If Article 50 is to have any effect, it must be read as limiting the circumstances in which the powers given in Article 51 can or should apply to the foreign trust. Otherwise, he said, Article 50 would be otiose. However, the Royal Court held that there was nothing in the context of Article 51 which limits the Court’s powers to Jersey trusts and that the Court has jurisdiction over Jersey resident trustees of a foreign trust under Article 5 of the Trusts Law. I held that “It is a jurisdiction that is given over the Jersey resident specifically in its capacity as trustee of that foreign trust. It would be self-defeating if the Trusts Law were on the one hand to give the Court jurisdiction over a Jersey resident trustee in that capacity and on other hand to then curtail the Court’s ability to do anything to enforce that foreign trust by limiting the Court’s powers under Article 51 to Jersey Trusts”.

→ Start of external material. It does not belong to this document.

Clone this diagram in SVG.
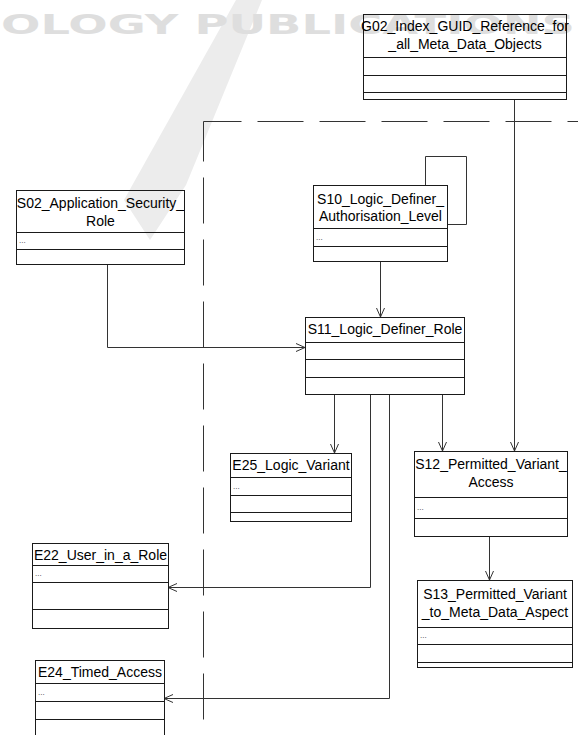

The court also considered the settlor’s application on grounds of forum non conveniens. The court referred to the established test, as set out in Spiliada Maritime Corp v Consulex Limited [1986] 3 All ER 843 (and followed in Jersey law Heinrich-v-Pantrust and Others) In the matter of the Brazilian Trust [2016] JRC 106A, In the matter of the Manor House Trust [2015] JRC 208 and Crociani v Crociani [2014] UKPC 40 and concluded that the trustees had satisfied the court that Jersey was the most appropriate forum.
In its later judgment (reported under [2017]JRC189) the court set out its reasons for blessing the decision that the country house be sold. Interestingly, the trustee’s decision to be blessed was to bind itself to a floor price for sale, rather than a confirmed sale to an identified specific purchaser. The court held however that the trustee was not fettering the way it could exercise its powers in the future and accordingly gave it’s blessing.